## Begin

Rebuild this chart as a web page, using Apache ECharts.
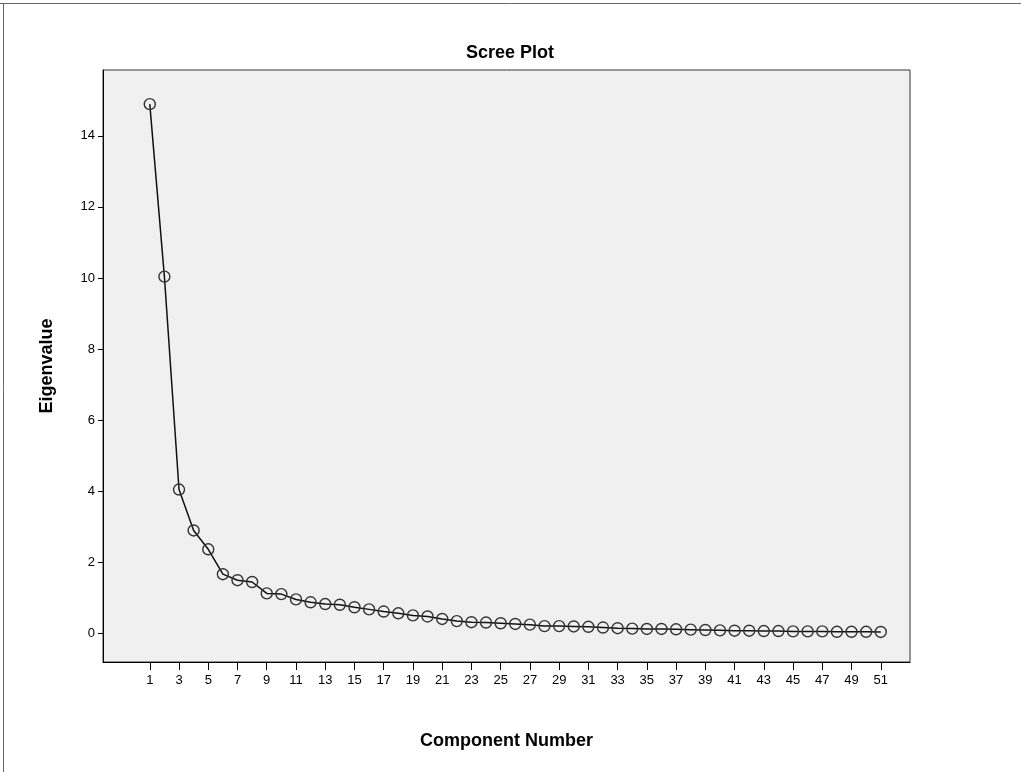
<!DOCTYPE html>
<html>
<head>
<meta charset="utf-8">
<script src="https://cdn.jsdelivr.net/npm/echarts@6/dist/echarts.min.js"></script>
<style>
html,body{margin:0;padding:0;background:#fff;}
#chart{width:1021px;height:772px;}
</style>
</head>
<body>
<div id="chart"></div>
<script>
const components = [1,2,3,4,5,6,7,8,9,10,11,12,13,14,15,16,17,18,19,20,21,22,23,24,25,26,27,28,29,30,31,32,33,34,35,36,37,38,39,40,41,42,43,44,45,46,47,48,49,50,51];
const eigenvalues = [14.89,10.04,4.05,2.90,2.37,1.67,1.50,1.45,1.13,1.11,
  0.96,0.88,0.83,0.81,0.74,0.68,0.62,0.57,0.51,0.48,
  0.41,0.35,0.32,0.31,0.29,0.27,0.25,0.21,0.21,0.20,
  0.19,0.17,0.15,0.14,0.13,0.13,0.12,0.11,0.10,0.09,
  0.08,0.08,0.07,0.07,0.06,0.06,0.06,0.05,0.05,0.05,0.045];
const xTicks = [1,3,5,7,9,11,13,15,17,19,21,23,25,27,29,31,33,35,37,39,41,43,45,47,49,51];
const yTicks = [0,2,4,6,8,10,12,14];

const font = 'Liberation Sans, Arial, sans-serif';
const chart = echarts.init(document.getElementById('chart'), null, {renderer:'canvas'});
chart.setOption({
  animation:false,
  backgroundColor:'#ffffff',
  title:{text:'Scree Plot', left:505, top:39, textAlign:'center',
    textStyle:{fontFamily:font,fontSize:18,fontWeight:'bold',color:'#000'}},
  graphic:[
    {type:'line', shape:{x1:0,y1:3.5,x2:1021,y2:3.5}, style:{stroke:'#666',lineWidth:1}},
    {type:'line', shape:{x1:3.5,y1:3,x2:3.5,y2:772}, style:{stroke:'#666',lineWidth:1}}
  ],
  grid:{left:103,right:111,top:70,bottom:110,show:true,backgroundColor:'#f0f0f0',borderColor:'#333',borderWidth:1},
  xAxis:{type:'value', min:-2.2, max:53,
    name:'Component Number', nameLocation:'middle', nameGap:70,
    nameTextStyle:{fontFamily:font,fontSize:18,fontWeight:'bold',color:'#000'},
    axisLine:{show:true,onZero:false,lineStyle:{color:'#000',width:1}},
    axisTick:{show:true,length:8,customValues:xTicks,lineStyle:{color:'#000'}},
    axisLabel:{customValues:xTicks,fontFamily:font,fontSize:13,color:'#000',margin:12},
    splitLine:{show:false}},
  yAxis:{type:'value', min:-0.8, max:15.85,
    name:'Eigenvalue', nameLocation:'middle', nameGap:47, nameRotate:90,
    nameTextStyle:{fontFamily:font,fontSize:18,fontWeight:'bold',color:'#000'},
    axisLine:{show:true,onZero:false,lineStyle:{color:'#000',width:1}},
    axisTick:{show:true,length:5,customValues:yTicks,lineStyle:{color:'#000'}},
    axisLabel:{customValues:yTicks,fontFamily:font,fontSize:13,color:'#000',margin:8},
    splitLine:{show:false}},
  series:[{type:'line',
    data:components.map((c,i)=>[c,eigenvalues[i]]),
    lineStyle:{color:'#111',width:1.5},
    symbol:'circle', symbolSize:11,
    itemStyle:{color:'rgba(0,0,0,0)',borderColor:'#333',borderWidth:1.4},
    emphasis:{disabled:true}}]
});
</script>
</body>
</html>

## End

STATED TASK:
Every line of the data should be copied as it stands, without the images.

RESPONSE BELOW:
Rebuild this chart as a web page, using Apache ECharts.
<!DOCTYPE html>
<html>
<head>
<meta charset="utf-8">
<script src="https://cdn.jsdelivr.net/npm/echarts@6/dist/echarts.min.js"></script>
<style>
html,body{margin:0;padding:0;background:#fff;}
#chart{width:1021px;height:772px;}
</style>
</head>
<body>
<div id="chart"></div>
<script>
const components = [1,2,3,4,5,6,7,8,9,10,11,12,13,14,15,16,17,18,19,20,21,22,23,24,25,26,27,28,29,30,31,32,33,34,35,36,37,38,39,40,41,42,43,44,45,46,47,48,49,50,51];
const eigenvalues = [14.89,10.04,4.05,2.90,2.37,1.67,1.50,1.45,1.13,1.11,
  0.96,0.88,0.83,0.81,0.74,0.68,0.62,0.57,0.51,0.48,
  0.41,0.35,0.32,0.31,0.29,0.27,0.25,0.21,0.21,0.20,
  0.19,0.17,0.15,0.14,0.13,0.13,0.12,0.11,0.10,0.09,
  0.08,0.08,0.07,0.07,0.06,0.06,0.06,0.05,0.05,0.05,0.045];
const xTicks = [1,3,5,7,9,11,13,15,17,19,21,23,25,27,29,31,33,35,37,39,41,43,45,47,49,51];
const yTicks = [0,2,4,6,8,10,12,14];

const font = 'Liberation Sans, Arial, sans-serif';
const chart = echarts.init(document.getElementById('chart'), null, {renderer:'canvas'});
chart.setOption({
  animation:false,
  backgroundColor:'#ffffff',
  title:{text:'Scree Plot', left:505, top:39, textAlign:'center',
    textStyle:{fontFamily:font,fontSize:18,fontWeight:'bold',color:'#000'}},
  graphic:[
    {type:'line', shape:{x1:0,y1:3.5,x2:1021,y2:3.5}, style:{stroke:'#666',lineWidth:1}},
    {type:'line', shape:{x1:3.5,y1:3,x2:3.5,y2:772}, style:{stroke:'#666',lineWidth:1}}
  ],
  grid:{left:103,right:111,top:70,bottom:110,show:true,backgroundColor:'#f0f0f0',borderColor:'#333',borderWidth:1},
  xAxis:{type:'value', min:-2.2, max:53,
    name:'Component Number', nameLocation:'middle', nameGap:70,
    nameTextStyle:{fontFamily:font,fontSize:18,fontWeight:'bold',color:'#000'},
    axisLine:{show:true,onZero:false,lineStyle:{color:'#000',width:1}},
    axisTick:{show:true,length:8,customValues:xTicks,lineStyle:{color:'#000'}},
    axisLabel:{customValues:xTicks,fontFamily:font,fontSize:13,color:'#000',margin:12},
    splitLine:{show:false}},
  yAxis:{type:'value', min:-0.8, max:15.85,
    name:'Eigenvalue', nameLocation:'middle', nameGap:47, nameRotate:90,
    nameTextStyle:{fontFamily:font,fontSize:18,fontWeight:'bold',color:'#000'},
    axisLine:{show:true,onZero:false,lineStyle:{color:'#000',width:1}},
    axisTick:{show:true,length:5,customValues:yTicks,lineStyle:{color:'#000'}},
    axisLabel:{customValues:yTicks,fontFamily:font,fontSize:13,color:'#000',margin:8},
    splitLine:{show:false}},
  series:[{type:'line',
    data:components.map((c,i)=>[c,eigenvalues[i]]),
    lineStyle:{color:'#111',width:1.5},
    symbol:'circle', symbolSize:11,
    itemStyle:{color:'rgba(0,0,0,0)',borderColor:'#333',borderWidth:1.4},
    emphasis:{disabled:true}}]
});
</script>
</body>
</html>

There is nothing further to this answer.